Both my stashes are now free (maybe only mostly free) of some misguided purchasing from when I worked at Jo-Anns.  All I have left are treasures. 
 
I'd like to end with some bit of wisdom or another to wrap this whole thing up cohesively, something about loving what you have, and letting go of what you don't love.  But there's a lot of that out there right now, so I'll just point out that more space in my tubs means I have someplace to store things when I make more deliberate purchases in the future. And hey, I rescued three full sets of US 1 dpns from ripped back WIPs.  That's gotta mean I can start some new socks now ... right?

Saturday, May 17, 2008

*Blows off the dust*

Um, wow. Just, wow.

How long has it been again?

You know, let's not talk about that. Let's leave the past in the past. Let's not declare this an attempt to smooth over the fact that I didn't blog in almost a year. Let's make a fresh start.

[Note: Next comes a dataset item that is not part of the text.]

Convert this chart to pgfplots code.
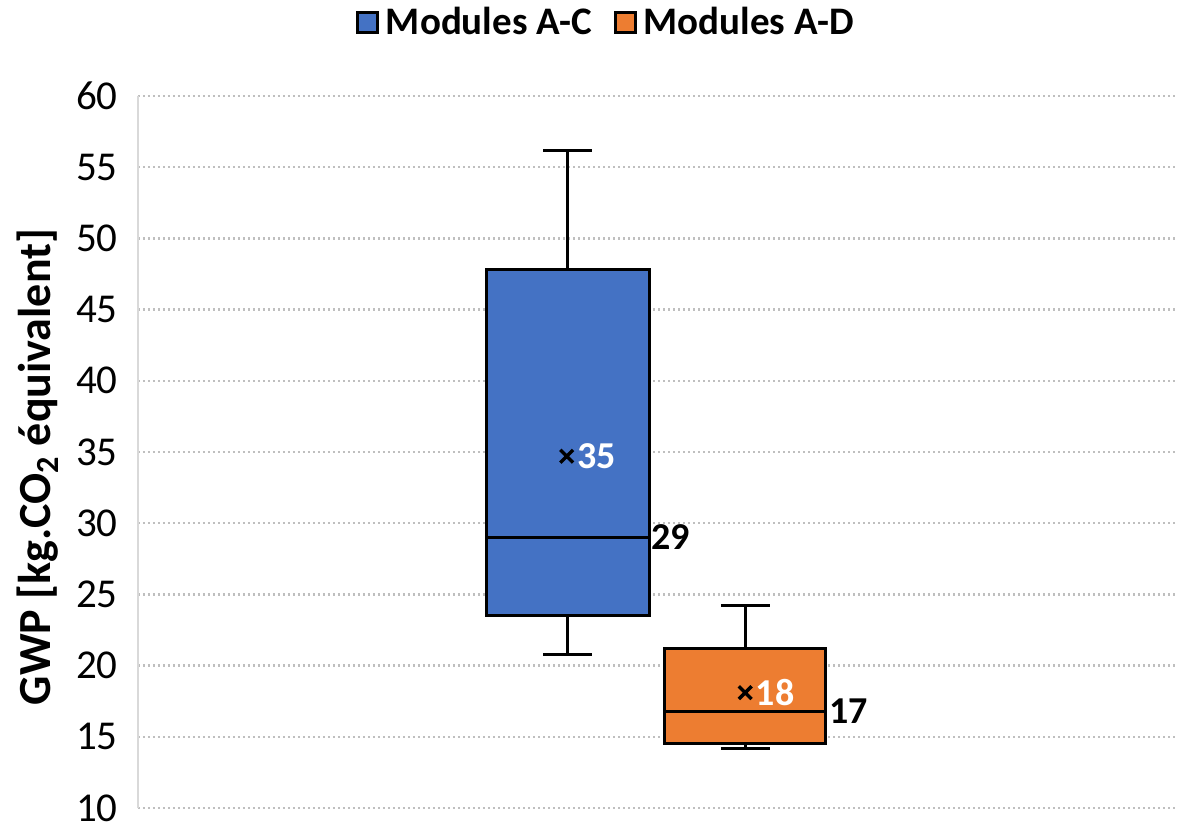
\documentclass[border=0pt]{standalone}
\usepackage{fontspec}
\setmainfont{Carlito}
\usepackage{pgfplots}
\pgfplotsset{compat=1.18}
\usepgfplotslibrary{statistics}
\definecolor{cblue}{HTML}{4472C4}
\definecolor{corange}{HTML}{ED7D31}
\definecolor{gridgray}{HTML}{BFBFBF}
\definecolor{axgray}{HTML}{D9D9D9}
\begin{document}
\begin{tikzpicture}
\begin{axis}[
  at={(0,0)}, anchor=south west,
  scale only axis, width=519pt, height=356pt,
  xmin=0, xmax=1, ymin=10, ymax=60,
  ytick={10,15,...,60},
  xtick=\empty,
  axis lines*=left,
  axis line style={-},
  x axis line style={draw=none},
  y axis line style={draw=axgray, line width=1pt},
  ymajorgrids,
  major grid style={draw=gridgray, line width=1.2pt, dash pattern=on 1.2pt off 1.3pt},
  major tick length=0pt,
  /pgf/number format/assume math mode=true,
  yticklabel style={font=\fontsize{20.5}{24}\selectfont, anchor=east, inner sep=0pt, xshift=-10pt},
  ylabel={GWP [kg.CO\textsubscript{2} équivalent]},
  ylabel style={font=\bfseries\fontsize{23}{27}\selectfont, at={(rel axis cs:-0.0963,0.479)}, anchor=center},
  boxplot/draw direction=y,
  clip=false,
  legend columns=2,
  legend cell align=left,
  legend style={draw=none, fill=none, at={(0.452,1.103)}, anchor=center,
    font=\bfseries\fontsize{19.5}{24}\selectfont,
    /tikz/every even column/.append style={column sep=9pt}},
]
\addplot[boxplot prepared={lower whisker=20.8, lower quartile=23.5, median=29.0,
    upper quartile=47.8, upper whisker=56.2, draw position=0.414,
    box extend=0.157, whisker extend=0.047},
  fill=cblue, draw=black, line width=1.5pt, forget plot] coordinates {};
\addplot[boxplot prepared={lower whisker=14.2, lower quartile=14.5, median=16.8,
    upper quartile=21.2, upper whisker=24.2, draw position=0.585,
    box extend=0.155, whisker extend=0.047},
  fill=corange, draw=black, line width=1.5pt, forget plot] coordinates {};
\addplot[only marks, mark=x, mark size=4.5pt, line width=1.7pt, black,
  nodes near coords, point meta=explicit symbolic,
  nodes near coords style={anchor=west, text=white, xshift=3.5pt, inner sep=1pt,
    font=\bfseries\fontsize{19}{22}\selectfont}, forget plot]
  coordinates {(0.413,34.7)[35] (0.585,18.1)[18]};
\addplot[draw=none, mark=none,
  nodes near coords, point meta=explicit symbolic,
  nodes near coords style={anchor=west, text=black, inner sep=1pt,
    font=\bfseries\fontsize{19}{22}\selectfont}, forget plot]
  coordinates {(0.4925,29.0)[29] (0.6635,16.8)[17]};
\addlegendimage{legend image code/.code={\draw[fill=cblue, draw=black, line width=1.5pt] (0pt,-5pt) rectangle (10pt,5pt); \path[draw=none, fill=none] (0pt,0pt) rectangle (12pt,0.1pt);}}
\addlegendentry{Modules A-C}
\addlegendimage{legend image code/.code={\draw[fill=corange, draw=black, line width=1.5pt] (0pt,-5pt) rectangle (10pt,5pt); \path[draw=none, fill=none] (0pt,0pt) rectangle (12pt,0.1pt);}}
\addlegendentry{Modules A-D}
\end{axis}
\pgfresetboundingbox
\useasboundingbox (-69pt,-9pt) rectangle (520pt,404pt);
\end{tikzpicture}
\end{document}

Cuz I just got remote blogging to work - finally! So while I won't bore you with what I've been doing in the past, I'll be able to bore you with what I'm doing now, or in the future. Things like:

"Circe took in a breath to tell Ellice what she had heard. But then she spied Philina waiting beyond the priestess, a frown marring the line of her broad mouth. Not in front of her, she decided, and clamped her teeth down on her tongue hard enough to make her eyes water. The priestesses would need to know, of course, but she wouldn’t give Philina the satisfaction of thinking Circe had, after her warning, made the ritual into a production. So she said nothing as Ellice unclasped the soaked chitoniskos from her shoulders, letting it fall to the earth. Nor did she let out her precious secret when the white chiton was pinned on her, tangible evidence of her passage into womanhood. Philina might be favored with the priestesses, but Circe had just discovered that she was the favored of a god."

Yep, I'm writing again.

I'm also knitting as usual, but I haven't been able to find my camera cord lately, so no pictures.